過酷な村で

2日村をあけて戻って来たら、たまさか私の心を慰めてくれた3匹の子ネコたちはみなどこかにもらわれて行き、イケニャンだけがぽつんと寂しそうでした。ゆうべ屋根の上でいつまでもニャーニャー鳴いていたのは、失われた子ネコたちを呼んでいたのでしょうか?

ことの他暑い夏、私の畑のレタスもすっかり焼け焦げ、キュウリももはや枯死寸前、ヒマワリの種すら芽を出しません。

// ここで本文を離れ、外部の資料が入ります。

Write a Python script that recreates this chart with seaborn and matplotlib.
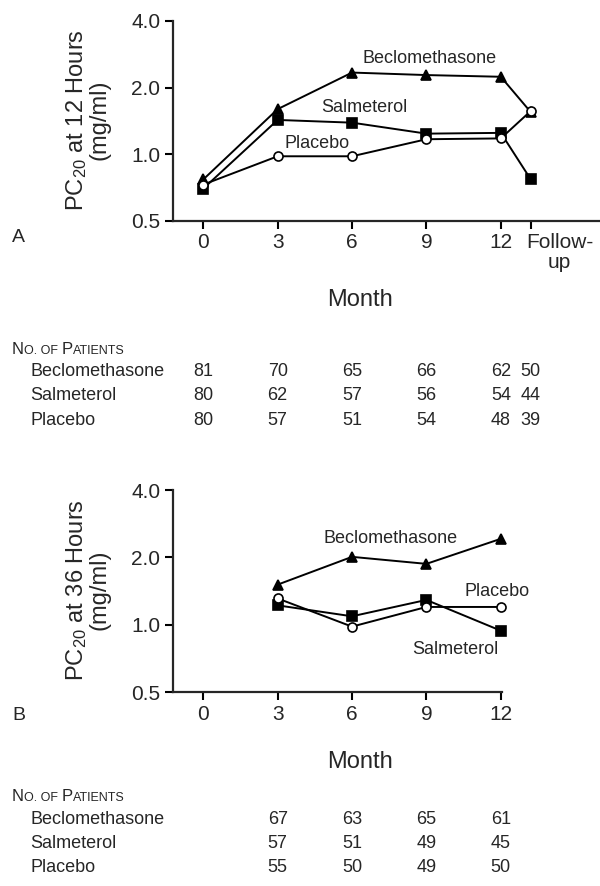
import matplotlib
matplotlib.use("Agg")
import matplotlib.pyplot as plt
import matplotlib.transforms as mtransforms
from matplotlib import font_manager
import seaborn as sns

# data (PC20, mg/ml, log scale)
months_a = [0, 3, 6, 9, 12]
beclo_a = [0.77, 1.60, 2.34, 2.28, 2.24, 1.55]
salm_a = [0.70, 1.43, 1.39, 1.24, 1.25, 0.77]
plac_a = [0.73, 0.98, 0.98, 1.17, 1.18, 1.57]

months_b = [3, 6, 9, 12]
beclo_b = [1.51, 2.01, 1.87, 2.42]
salm_b = [1.22, 1.09, 1.29, 0.94]
plac_b = [1.31, 0.98, 1.20, 1.20]

groups = ["Beclomethasone", "Salmeterol", "Placebo"]
n_a = [[81, 70, 65, 66, 62, 50],
       [80, 62, 57, 56, 54, 44],
       [80, 57, 51, 54, 48, 39]]
n_b = [[67, 63, 65, 61],
       [57, 51, 49, 45],
       [55, 50, 49, 50]]

yticks = [0.5, 1.0, 2.0, 4.0]
ytick_labels = ["0.5", "1.0", "2.0", "4.0"]

sns.set_style("ticks")
names = {f.name for f in font_manager.fontManager.ttflist}
main_font = "Liberation Sans" if "Liberation Sans" in names else "DejaVu Sans"
plt.rcParams["font.family"] = [main_font, "DejaVu Sans"]
plt.rcParams["mathtext.default"] = "regular"

W, H = 600, 886
fig = plt.figure(figsize=(W / 100, H / 100), dpi=100)

def px(x, y):
    return x / W, 1 - y / H

fu_pos = 13.21  # where the follow-up column sits on the month axis
styles = {"Beclomethasone": dict(marker="^", ms=7.5, mfc="black"),
          "Salmeterol": dict(marker="s", ms=6.5, mfc="black"),
          "Placebo": dict(marker="o", ms=6.5, mfc="white")}

def setup_axes(ax, right):
    ax.set_yscale("log", base=2)
    ax.set_ylim(0.5, 4.0)
    ax.set_xlim(-1.22, right)
    ax.set_yticks(yticks)
    ax.set_yticklabels(ytick_labels)
    ax.minorticks_off()
    sns.despine(ax=ax)
    for s in ["left", "bottom"]:
        ax.spines[s].set_linewidth(1.6)
    ax.tick_params(width=1.5, length=6, labelsize=15, pad=3, color="black")
    ax.set_facecolor("none")

def draw(ax, xs, series):
    for name, vals in zip(groups, series):
        st = styles[name]
        sns.lineplot(x=xs, y=vals, ax=ax, color="black", lw=1.4,
                     marker=st["marker"], markersize=st["ms"],
                     markerfacecolor=st["mfc"], markeredgecolor="black",
                     markeredgewidth=1.2, zorder=3, clip_on=False)

# ---- panel A
axA = fig.add_axes([173 / W, 1 - 221 / H, 427 / W, 200 / H])
setup_axes(axA, 16.0)
draw(axA, months_a + [fu_pos], [beclo_a, salm_a, plac_a])
axA.set_xticks(months_a + [fu_pos])
axA.set_xticklabels([str(m) for m in months_a] + ["Follow-\nup"])
tl = axA.get_xticklabels()[-1]
tl.set_horizontalalignment("left")
tl.set_multialignment("center")
tl.set_linespacing(1.0)
tl.set_transform(tl.get_transform() + mtransforms.ScaledTranslation(-5 / 100, 0, fig.dpi_scale_trans))
axA.set_xlabel("")
lab = dict(fontsize=13, ha="center", va="center")
axA.text(9.11, 2.72, "Beclomethasone", **lab)
axA.text(6.49, 1.62, "Salmeterol", **lab)
axA.text(4.57, 1.125, "Placebo", **lab)

# ---- panel B
axB = fig.add_axes([173 / W, 1 - 692 / H, 329 / W, 202 / H])
setup_axes(axB, 12.05)
draw(axB, months_b, [beclo_b, salm_b, plac_b])
axB.set_xticks([0, 3, 6, 9, 12])
axB.set_xticklabels(["0", "3", "6", "9", "12"])
axB.text(7.56, 2.42, "Beclomethasone", **lab)
axB.text(11.86, 1.40, "Placebo", **lab)
axB.text(10.15, 0.771, "Salmeterol", **lab)

# y labels, panel letters, x titles
for (cy, hrs) in [(120, 12), (590, 36)]:
    fig.text(*px(87, cy), "PC$_{20}$ at %d Hours\n(mg/ml)" % hrs, rotation=90,
             ha="center", va="center", multialignment="center",
             fontsize=17, linespacing=0.95)
fig.text(*px(12, 237), "A", fontsize=14, va="center")
fig.text(*px(12, 715), "B", fontsize=14, va="center")
fig.text(*px(360, 300), "Month", fontsize=17, ha="center", va="center")
fig.text(*px(360, 762), "Month", fontsize=17, ha="center", va="center")

# patient count tables
def small_caps_header(y):
    parts = [("N", 12), ("O. OF ", 9), ("P", 12), ("ATIENTS", 9)]
    prev = None
    for s, size in parts:
        if prev is None:
            prev = fig.text(*px(12, y), s, fontsize=size, va="baseline")
        else:
            prev = plt.annotate(s, xy=(1, 0), xycoords=prev, fontsize=size,
                                va="bottom", ha="left", annotation_clip=False)

def table(ax, y0, xs, counts):
    small_caps_header(y0 + 6)
    for i, (name, row) in enumerate(zip(groups, counts)):
        y = y0 + 24 * (i + 1)
        fig.text(*px(30, y), name, fontsize=13, va="center")
        for x, n in zip(xs, row):
            xd = ax.transData.transform((x, 1.0))[0]
            fig.text(xd / W, 1 - y / H, str(n), fontsize=13, ha="center", va="center")

fig.canvas.draw()
table(axA, 348, months_a + [fu_pos], n_a)
table(axB, 795, months_b, n_b)

fig.savefig("out.png", dpi=100)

水がないので洗濯もままならず、ずーーーっと同じ服を着つづけ、塩を吹いたまま乾燥した背中がかゆくてたまりません。

私の昆虫セットは、やはり最強のサソリが生き残り、ムカデも毛虫も蛾の死骸すら見えませんでした。今さっき見たら、きのう入れた便所コオロギをばりばり食べていました。

なつは今頃はどこか深い谷の底で、「早くぼくを見つけて!」と私を呼んでいるのではないかと思うと、かわいそうで涙が止まりません。どうやら私も、この黄色い大地の砂埃にまみれた小さな村に、少し長く居すぎたのかもしれません。